Today I would like to share a recipe that I came across recently from the Company's Coming "Whole Grains" cook book.
We really like to incorporate whole grains into our diet as much as possible, so when I spotted this recipe, I figured I'd give it a try... We *loved* it! And sometimes, good whole grain recipes are hard to come by. The only downside is that quinoa can sometimes be expensive. I might try another grain at some point and see how it turns out! Either way, it makes a really great side dish to round out a meal (gotta have your fibre!) And it is also great if you are hosting a vegetarian guest!
1 tsp Canola Oil
1/2 cup chopped green pepper
1/2 cup chopped onion
1/2 cup finely chopped celery
1/4 cup finely chopped carrot
1 1/4 cups Vegetable cocktail juice (V8 for example)
3/4 cups Water
1/4 tsp Salt
1 cup Quinoa, rinsed and drained
(Note: Quinoa is a South American Grain that can usually be found in your local bulk foods store or sometimes in the grains department of your grocery store. To rinse it, I usually just place the grains in a fine sieve and rinse thoroughly.)
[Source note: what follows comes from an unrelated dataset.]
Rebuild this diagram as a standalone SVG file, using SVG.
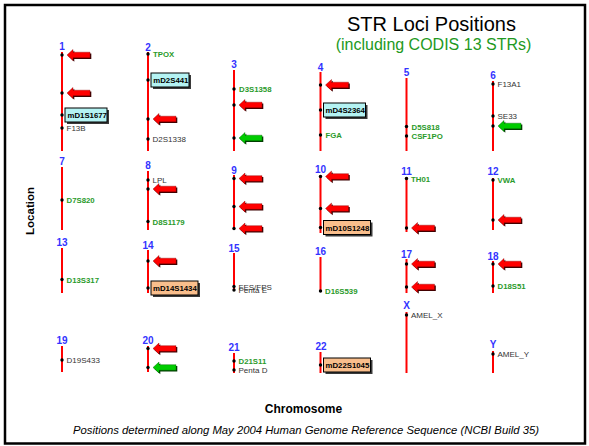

Heat canola oil in medium saucepan on medium heat. Add next 4 ingredients.
Cook, uncovered, for about 5 min., stirring often, until onion is softened.
Add next 3 ingredients. Stir. Bring to a boil. Add quinoa. Stir. Reduce heat to medium-low.
Simmer, covered, for about 25 minutes, without stirring, until quinoa is tender and liquid is absorbed.
Fluff with fork and serve!
Makes about 4 cups.
Nutritional Info (1cup): 202 Calories; 3.8 g fat (1.2g mono, 1.4g poly, 0.4g sat.); 0 mg cholesterol; 37 g carb; 4 g fibre; 7 g protein; 378 g sodium
Variations: If you don't have time to do the chopping of the vegetables, I have substituted with about 2 cups of a frozen vegetable mix (beans, carrots, peas, corn). It was still good! Although I do like the original suggestion for vegetables.